RECORDS PROVIDED =
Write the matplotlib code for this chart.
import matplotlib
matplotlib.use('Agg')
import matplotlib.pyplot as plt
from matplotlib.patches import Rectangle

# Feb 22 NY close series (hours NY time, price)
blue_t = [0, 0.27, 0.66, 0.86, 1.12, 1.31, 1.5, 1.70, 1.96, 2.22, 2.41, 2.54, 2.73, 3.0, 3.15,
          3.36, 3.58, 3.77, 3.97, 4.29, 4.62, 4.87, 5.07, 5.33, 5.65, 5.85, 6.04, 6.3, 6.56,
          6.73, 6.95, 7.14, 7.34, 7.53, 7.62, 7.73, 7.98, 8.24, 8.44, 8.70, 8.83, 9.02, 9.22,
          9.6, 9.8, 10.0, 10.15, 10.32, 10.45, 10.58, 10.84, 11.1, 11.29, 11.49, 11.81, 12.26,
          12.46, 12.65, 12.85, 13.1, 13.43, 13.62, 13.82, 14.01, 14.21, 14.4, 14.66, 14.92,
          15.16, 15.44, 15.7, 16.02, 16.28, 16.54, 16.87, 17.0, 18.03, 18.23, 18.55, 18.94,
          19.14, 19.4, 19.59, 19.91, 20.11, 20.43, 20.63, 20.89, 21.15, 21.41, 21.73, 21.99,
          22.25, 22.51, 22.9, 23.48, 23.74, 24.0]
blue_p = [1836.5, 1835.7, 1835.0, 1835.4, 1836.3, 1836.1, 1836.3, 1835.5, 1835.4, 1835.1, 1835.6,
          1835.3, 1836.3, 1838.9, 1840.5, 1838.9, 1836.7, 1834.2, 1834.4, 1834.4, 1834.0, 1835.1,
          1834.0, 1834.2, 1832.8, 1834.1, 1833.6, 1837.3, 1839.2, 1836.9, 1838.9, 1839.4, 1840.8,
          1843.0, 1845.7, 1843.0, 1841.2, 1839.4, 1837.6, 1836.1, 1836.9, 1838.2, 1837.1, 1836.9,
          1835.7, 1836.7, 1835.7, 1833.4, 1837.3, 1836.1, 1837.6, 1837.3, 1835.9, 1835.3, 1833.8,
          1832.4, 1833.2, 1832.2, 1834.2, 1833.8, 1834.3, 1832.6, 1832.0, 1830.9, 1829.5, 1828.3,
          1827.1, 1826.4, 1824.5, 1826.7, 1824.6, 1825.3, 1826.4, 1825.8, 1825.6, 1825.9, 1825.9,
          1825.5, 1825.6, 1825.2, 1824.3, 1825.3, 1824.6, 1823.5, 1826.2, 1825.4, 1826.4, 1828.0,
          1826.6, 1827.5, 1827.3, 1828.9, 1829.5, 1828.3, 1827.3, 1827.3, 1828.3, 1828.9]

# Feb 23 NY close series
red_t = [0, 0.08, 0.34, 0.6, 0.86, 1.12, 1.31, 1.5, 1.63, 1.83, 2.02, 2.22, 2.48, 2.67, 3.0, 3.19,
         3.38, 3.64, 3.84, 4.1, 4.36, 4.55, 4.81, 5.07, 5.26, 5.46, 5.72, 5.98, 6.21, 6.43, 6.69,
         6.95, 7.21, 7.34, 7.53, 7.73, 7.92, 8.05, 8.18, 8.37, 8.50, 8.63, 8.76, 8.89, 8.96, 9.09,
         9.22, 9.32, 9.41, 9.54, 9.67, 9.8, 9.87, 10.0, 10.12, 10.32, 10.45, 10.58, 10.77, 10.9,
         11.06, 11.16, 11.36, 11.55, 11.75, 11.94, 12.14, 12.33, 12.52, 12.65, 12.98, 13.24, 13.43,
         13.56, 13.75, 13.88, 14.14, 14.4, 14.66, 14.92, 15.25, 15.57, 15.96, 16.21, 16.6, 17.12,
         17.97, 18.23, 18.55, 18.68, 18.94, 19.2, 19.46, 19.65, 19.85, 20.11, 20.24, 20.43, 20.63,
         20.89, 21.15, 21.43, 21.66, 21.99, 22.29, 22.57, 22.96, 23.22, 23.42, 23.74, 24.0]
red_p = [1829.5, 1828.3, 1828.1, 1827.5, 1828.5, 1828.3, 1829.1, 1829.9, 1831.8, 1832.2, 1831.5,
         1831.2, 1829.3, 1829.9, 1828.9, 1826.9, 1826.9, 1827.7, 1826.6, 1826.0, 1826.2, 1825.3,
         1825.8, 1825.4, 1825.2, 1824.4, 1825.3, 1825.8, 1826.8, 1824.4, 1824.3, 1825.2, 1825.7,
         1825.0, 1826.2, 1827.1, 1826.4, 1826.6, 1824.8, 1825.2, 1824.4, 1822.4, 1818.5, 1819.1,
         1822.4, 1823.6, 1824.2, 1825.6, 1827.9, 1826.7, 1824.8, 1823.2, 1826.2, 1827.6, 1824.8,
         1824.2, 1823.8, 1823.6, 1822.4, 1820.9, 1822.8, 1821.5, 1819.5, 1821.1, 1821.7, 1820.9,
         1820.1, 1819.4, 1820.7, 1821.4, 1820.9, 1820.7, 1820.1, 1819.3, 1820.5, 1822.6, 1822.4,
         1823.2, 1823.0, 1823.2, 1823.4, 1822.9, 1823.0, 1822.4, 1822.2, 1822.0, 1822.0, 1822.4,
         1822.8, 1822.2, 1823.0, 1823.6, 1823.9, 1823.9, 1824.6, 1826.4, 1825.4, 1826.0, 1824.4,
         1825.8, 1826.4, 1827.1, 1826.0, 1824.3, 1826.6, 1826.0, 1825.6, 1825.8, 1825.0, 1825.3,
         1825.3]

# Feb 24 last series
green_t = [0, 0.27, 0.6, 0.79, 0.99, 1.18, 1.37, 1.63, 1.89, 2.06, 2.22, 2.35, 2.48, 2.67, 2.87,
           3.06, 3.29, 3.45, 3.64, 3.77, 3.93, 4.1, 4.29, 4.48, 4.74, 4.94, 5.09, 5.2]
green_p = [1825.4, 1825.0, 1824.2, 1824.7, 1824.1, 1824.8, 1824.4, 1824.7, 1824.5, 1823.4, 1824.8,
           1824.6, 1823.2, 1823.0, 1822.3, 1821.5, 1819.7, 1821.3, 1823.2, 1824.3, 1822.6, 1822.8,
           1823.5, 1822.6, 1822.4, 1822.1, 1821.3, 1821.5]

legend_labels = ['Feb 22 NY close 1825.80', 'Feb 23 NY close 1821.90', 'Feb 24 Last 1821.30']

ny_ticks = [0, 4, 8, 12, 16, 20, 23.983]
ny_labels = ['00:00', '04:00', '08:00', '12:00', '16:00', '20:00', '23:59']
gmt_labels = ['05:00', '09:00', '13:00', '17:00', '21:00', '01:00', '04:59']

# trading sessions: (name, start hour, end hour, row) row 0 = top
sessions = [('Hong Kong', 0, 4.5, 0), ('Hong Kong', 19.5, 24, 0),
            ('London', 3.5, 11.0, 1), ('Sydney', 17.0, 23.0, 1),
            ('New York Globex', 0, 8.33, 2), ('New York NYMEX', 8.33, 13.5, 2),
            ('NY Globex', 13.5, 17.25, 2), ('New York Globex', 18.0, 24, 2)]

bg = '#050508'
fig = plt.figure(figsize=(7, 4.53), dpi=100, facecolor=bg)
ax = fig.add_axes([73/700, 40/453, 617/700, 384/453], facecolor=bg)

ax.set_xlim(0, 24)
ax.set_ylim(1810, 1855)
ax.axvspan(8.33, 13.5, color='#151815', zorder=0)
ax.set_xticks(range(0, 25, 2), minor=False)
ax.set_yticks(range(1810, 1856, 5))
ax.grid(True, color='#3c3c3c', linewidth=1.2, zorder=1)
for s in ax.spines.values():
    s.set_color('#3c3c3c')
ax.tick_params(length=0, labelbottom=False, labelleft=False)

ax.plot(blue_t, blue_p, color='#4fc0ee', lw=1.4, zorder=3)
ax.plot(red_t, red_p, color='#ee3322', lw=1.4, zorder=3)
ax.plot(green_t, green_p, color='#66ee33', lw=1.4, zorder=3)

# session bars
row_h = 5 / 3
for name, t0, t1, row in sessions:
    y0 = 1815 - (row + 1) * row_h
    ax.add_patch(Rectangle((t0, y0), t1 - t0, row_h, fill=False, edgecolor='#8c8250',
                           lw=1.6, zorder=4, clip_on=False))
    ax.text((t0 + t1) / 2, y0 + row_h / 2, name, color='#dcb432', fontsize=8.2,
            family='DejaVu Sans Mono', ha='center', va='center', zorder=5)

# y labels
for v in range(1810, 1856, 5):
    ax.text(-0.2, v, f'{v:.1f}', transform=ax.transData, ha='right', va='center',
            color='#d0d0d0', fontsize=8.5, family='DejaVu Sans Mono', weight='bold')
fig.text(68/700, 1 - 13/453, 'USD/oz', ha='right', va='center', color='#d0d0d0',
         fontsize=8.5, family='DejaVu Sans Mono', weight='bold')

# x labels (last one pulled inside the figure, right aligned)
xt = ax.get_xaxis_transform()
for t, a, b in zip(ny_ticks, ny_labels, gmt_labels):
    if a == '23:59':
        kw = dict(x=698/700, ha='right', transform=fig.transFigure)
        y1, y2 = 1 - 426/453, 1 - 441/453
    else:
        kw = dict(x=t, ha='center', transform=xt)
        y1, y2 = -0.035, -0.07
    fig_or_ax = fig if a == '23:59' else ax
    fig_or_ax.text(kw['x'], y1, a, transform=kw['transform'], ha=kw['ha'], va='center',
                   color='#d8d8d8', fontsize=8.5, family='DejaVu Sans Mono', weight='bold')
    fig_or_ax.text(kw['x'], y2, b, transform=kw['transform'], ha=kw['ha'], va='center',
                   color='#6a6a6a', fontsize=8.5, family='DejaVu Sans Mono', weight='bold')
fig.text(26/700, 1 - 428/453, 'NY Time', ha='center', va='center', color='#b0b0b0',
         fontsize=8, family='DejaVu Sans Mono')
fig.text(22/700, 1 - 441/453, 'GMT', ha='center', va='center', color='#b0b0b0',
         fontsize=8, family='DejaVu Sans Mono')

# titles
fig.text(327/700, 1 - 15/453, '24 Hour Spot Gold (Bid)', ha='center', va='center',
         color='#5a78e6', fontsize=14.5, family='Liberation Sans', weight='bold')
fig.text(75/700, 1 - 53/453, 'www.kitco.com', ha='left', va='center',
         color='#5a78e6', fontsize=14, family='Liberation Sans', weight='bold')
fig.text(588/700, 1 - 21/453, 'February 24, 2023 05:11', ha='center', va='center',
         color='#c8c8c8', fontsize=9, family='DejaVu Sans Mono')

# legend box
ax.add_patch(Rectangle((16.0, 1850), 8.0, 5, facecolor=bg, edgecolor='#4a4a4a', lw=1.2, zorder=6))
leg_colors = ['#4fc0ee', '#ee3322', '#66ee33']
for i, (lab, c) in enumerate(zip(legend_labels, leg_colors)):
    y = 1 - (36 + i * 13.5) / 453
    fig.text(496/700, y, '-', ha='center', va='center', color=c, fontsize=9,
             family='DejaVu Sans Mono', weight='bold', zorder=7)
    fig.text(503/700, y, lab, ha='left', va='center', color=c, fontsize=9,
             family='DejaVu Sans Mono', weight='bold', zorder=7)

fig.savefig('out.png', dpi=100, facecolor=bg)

...

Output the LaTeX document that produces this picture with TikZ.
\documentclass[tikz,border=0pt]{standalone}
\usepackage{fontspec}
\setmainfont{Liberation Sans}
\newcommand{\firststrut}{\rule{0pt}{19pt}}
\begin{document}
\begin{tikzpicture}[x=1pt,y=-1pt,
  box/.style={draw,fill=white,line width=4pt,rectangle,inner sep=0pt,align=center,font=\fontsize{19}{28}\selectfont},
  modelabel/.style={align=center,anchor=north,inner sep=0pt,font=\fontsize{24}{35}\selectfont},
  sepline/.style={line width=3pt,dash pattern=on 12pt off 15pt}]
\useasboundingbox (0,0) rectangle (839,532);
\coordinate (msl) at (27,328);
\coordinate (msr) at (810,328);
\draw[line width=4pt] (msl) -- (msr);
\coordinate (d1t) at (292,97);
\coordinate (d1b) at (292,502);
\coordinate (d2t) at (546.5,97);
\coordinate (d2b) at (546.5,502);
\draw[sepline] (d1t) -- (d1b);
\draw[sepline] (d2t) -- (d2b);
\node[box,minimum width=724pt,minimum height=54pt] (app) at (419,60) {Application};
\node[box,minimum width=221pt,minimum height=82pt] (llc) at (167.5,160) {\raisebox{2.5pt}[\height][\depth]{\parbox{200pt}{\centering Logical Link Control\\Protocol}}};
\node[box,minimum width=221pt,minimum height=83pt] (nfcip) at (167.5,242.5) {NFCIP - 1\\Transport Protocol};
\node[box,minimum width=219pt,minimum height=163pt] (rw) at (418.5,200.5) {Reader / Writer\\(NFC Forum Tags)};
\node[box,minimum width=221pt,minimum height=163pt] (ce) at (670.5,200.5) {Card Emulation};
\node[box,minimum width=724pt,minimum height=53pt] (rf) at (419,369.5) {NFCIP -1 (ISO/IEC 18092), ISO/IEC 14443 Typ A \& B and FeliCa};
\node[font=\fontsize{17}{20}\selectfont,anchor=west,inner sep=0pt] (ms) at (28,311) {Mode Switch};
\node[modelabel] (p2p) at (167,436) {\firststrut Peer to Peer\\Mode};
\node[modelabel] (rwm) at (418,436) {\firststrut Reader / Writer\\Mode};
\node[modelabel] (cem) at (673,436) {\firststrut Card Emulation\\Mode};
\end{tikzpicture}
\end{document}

==

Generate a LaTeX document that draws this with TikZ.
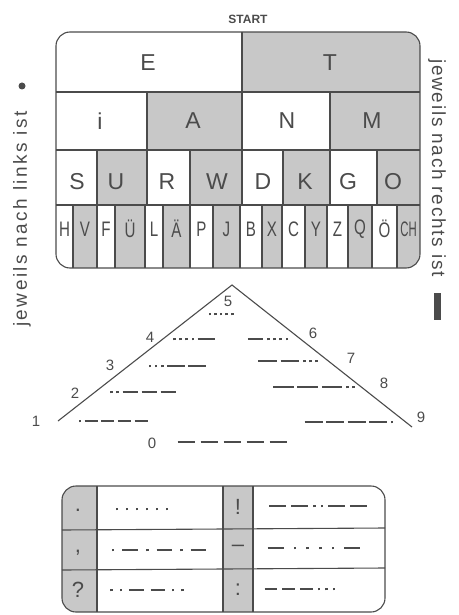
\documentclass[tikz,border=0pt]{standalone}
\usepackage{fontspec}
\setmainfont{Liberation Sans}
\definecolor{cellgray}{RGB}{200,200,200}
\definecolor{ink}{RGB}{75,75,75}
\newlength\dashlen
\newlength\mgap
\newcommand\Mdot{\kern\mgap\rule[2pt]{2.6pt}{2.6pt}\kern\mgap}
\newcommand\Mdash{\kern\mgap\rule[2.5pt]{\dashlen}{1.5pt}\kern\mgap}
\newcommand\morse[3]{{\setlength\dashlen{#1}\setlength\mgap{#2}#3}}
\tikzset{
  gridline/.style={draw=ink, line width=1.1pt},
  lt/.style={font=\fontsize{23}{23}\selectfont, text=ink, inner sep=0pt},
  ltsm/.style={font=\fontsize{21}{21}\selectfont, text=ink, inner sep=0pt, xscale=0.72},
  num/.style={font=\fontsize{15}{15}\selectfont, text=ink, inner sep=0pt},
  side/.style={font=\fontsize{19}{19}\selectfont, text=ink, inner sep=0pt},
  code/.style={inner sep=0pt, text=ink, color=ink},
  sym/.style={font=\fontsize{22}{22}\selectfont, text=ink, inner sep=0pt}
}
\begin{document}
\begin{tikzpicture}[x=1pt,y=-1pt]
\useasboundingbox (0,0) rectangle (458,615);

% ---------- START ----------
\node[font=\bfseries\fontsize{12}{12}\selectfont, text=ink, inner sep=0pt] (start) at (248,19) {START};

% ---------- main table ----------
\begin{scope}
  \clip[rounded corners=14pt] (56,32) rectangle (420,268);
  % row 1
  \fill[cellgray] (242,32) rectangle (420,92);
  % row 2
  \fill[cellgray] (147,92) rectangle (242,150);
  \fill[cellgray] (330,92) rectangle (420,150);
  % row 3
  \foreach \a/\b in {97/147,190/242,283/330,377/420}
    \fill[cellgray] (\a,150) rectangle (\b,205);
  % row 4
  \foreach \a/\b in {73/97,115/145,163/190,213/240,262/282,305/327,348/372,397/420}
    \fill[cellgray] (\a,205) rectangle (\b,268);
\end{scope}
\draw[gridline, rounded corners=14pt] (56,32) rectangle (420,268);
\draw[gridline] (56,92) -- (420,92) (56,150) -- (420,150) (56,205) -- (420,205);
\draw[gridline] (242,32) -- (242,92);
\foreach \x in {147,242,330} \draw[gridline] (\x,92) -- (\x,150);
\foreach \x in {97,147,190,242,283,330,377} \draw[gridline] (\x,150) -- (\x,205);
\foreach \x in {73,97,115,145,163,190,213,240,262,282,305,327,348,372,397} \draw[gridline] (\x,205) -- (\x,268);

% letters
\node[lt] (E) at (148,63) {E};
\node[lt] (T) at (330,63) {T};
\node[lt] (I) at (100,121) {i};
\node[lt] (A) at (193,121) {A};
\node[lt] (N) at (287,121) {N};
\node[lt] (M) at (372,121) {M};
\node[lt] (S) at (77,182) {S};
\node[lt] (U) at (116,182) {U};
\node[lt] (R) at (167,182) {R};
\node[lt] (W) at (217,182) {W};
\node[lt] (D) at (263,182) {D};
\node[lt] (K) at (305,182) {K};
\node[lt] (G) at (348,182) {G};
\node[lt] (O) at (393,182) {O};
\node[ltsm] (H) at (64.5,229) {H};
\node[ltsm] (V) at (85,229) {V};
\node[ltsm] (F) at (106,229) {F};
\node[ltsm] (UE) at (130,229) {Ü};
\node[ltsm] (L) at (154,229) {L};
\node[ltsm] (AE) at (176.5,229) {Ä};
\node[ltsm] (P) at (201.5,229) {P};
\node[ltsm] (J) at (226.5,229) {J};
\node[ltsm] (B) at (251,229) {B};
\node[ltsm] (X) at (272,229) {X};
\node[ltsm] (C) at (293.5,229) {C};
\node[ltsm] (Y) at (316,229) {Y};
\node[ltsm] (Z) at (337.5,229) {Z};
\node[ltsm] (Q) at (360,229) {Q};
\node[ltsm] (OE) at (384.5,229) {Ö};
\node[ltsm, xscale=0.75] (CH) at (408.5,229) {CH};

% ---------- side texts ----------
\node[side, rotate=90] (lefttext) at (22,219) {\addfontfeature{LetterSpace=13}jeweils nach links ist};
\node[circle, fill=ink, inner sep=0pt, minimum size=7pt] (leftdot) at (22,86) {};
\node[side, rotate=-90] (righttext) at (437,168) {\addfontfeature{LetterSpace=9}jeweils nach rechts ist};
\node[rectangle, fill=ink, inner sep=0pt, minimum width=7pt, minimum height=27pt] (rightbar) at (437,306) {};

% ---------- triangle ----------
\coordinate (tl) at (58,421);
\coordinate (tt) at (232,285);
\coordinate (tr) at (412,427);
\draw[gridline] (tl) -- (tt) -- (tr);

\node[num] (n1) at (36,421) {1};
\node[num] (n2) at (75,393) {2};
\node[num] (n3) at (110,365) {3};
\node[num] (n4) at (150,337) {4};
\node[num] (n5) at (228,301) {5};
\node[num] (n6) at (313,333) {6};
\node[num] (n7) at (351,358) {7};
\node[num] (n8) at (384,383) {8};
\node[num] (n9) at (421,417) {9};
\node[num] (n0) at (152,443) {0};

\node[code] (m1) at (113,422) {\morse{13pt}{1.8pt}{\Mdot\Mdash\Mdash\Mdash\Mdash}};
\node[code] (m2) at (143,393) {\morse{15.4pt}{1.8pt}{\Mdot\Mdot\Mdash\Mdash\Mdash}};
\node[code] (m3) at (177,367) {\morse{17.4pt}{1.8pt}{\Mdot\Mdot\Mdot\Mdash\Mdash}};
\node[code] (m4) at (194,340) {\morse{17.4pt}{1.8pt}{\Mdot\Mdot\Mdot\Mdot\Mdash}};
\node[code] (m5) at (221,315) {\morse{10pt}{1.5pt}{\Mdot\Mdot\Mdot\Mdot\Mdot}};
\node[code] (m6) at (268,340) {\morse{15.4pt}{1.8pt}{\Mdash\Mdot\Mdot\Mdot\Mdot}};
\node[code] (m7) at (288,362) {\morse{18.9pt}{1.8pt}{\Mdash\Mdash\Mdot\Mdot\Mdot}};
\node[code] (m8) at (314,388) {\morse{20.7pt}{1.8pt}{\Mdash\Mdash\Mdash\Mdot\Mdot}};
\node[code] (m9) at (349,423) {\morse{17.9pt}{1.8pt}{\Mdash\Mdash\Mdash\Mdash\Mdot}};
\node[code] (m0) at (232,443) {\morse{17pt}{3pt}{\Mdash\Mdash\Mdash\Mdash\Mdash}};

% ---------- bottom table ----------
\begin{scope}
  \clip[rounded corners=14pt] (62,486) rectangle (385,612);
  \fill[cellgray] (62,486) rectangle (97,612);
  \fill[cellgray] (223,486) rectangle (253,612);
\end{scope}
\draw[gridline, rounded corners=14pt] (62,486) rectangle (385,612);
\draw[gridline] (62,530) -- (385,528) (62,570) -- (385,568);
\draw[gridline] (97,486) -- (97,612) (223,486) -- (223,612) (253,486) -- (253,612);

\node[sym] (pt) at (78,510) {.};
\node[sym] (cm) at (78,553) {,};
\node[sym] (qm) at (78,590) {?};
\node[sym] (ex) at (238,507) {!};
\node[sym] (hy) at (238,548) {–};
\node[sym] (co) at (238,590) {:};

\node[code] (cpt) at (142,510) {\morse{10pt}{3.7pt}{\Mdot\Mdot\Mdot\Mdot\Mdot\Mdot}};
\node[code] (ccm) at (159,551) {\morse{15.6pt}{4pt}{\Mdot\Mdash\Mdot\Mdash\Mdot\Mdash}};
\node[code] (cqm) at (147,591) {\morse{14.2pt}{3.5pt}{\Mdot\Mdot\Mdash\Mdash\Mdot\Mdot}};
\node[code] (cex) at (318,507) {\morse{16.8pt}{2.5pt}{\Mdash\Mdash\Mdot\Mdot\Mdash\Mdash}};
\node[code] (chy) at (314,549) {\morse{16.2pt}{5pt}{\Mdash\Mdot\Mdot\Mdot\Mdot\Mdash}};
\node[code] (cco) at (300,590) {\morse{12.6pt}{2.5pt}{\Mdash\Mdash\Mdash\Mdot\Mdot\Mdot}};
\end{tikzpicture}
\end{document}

TASK STATEMENT = Everything from the line with "Write the matplotlib code for this chart." through the line with "from matplotlib.patches import Rectangle", both ends included, should be repeated exactly; nothing else should appear.

RESPONSE TO THE TASK =
Write the matplotlib code for this chart.
import matplotlib
matplotlib.use('Agg')
import matplotlib.pyplot as plt
from matplotlib.patches import Rectangle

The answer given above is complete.